As a workaround to #25089, for the Windows build I run a script that deletes all the duplicate _static directories and instead modifies links in the HTML to reference a single _static directory. My script just runs over the docs after they've been built, but it would probably be better to figure out how to do this directly in the Sphinx build.

I do exactly that in sage-on-gentoo as well. Would be great to know how to tell sphinx to create symlinks instead of copying.

### comment:17 Changed 4 years ago by Jeroen Demeyer

Description: modified (diff)

### comment:18 in reply to:  14 ; follow-ups:  22  24 Changed 4 years ago by Erik Bray

Description: modified (diff)

Too bad that I missed this ticket earlier. This should have been an 8.3 blocker.

By the way, that 20GB figure is not really how much disk space is being taken up. There is a bug (I have no idea where this comes from) that puts a "mathjax" directory in each _static, which is a hard link to the mathjax sources (i.e. under $SAGE_LOCAL/share/mathjax). This inexplicably contains a symlink to itself as$SAGE_LOCAL/share/mathjax/mathjax. In the _static directories, however, this symlink is being dereferenced and converted to a hard link as well, so you end up with an infinite loop of hardlinks, which tools like du don't handle well when counting (the size it's reporting is probably just being limited by some max depth parameter).

If I delete all those nonsense mathjax hardlinks I then get:

$du -sh local/share/doc/sage/html/ 779M local/share/doc/sage/html/ and$ du -sh local/share/doc/sage/
2.0G    local/share/doc/sage/

so I think it's not all as bad as it seems.

Last edited 4 years ago by Erik Bray (previous) (diff)

### comment:20 Changed 4 years ago by Erik Bray

I see now your sage-devel post where you reported the same.

### comment:21 Changed 4 years ago by Jeroen Demeyer

It seems to be more subtle: sometimes the symlinks are correctly generated and sometimes not.

### comment:22 in reply to:  18 Changed 4 years ago by John Palmieri

If I delete all those nonsense mathjax hardlinks I then get:

$du -sh local/share/doc/sage/html/ 779M local/share/doc/sage/html/ By the way, after using the script in comment:2, I get$ du -s -h local/share/doc/sage/html/
315M	local/share/doc/sage/html/

There are lots of symlinks, though.

### comment:23 follow-up:  27 Changed 4 years ago by Jeroen Demeyer

I'm getting really confused here. Initially I thought that the problem was the _static directories in the reference manual were no longer symlinked, but that's not the problem.

The problem seems to be the few copies of _static for the various documents (one for each document). This was never a problem before, as long as _static remained small. But because of the mathjax issue, every _static directory contains a million copies of mathjax.

Last edited 4 years ago by Jeroen Demeyer (previous) (diff)
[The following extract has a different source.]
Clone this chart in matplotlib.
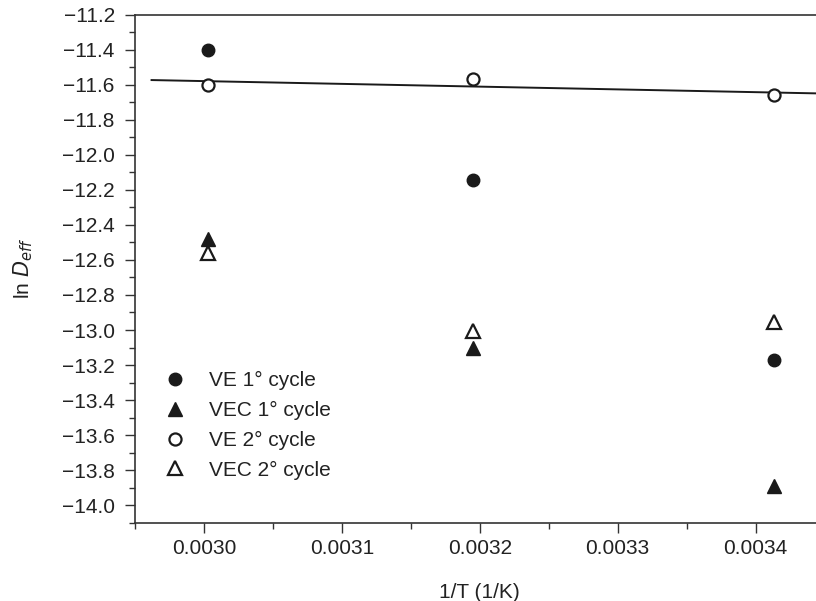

There is a bug (I have no idea where this comes from) that puts a "mathjax" directory in each _static, which is a hard link to the mathjax sources (i.e. under $SAGE_LOCAL/share/mathjax). I'm not sure why you think that it's a hard link. On my system (and probably most Unix-like systems), creating a hardlink to a directory is not even allowed. See https://askubuntu.com/questions/210741/why-are-hard-links-not-allowed-for-directories/525129 ### comment:25 Changed 4 years ago by Jeroen Demeyer I created a new ticket #26152 specifically for the mathjax symlink issue. ### comment:26 in reply to: 24 Changed 4 years ago by Erik Bray Replying to jdemeyer: Replying to embray: There is a bug (I have no idea where this comes from) that puts a "mathjax" directory in each _static, which is a hard link to the mathjax sources (i.e. under$SAGE_LOCAL/share/mathjax).

I'm not sure why you think that it's a hard link. On my system (and probably most Unix-like systems), creating a hardlink to a directory is not even allowed. See https://askubuntu.com/questions/210741/why-are-hard-links-not-allowed-for-directories/525129

To clarify: The directory is not a hard link but the files under it are, and there were deeply nested directories (I didn't confirm how deep) each containing what I presume were hard links to the files (since deleting them did not actually release much usage of my disk).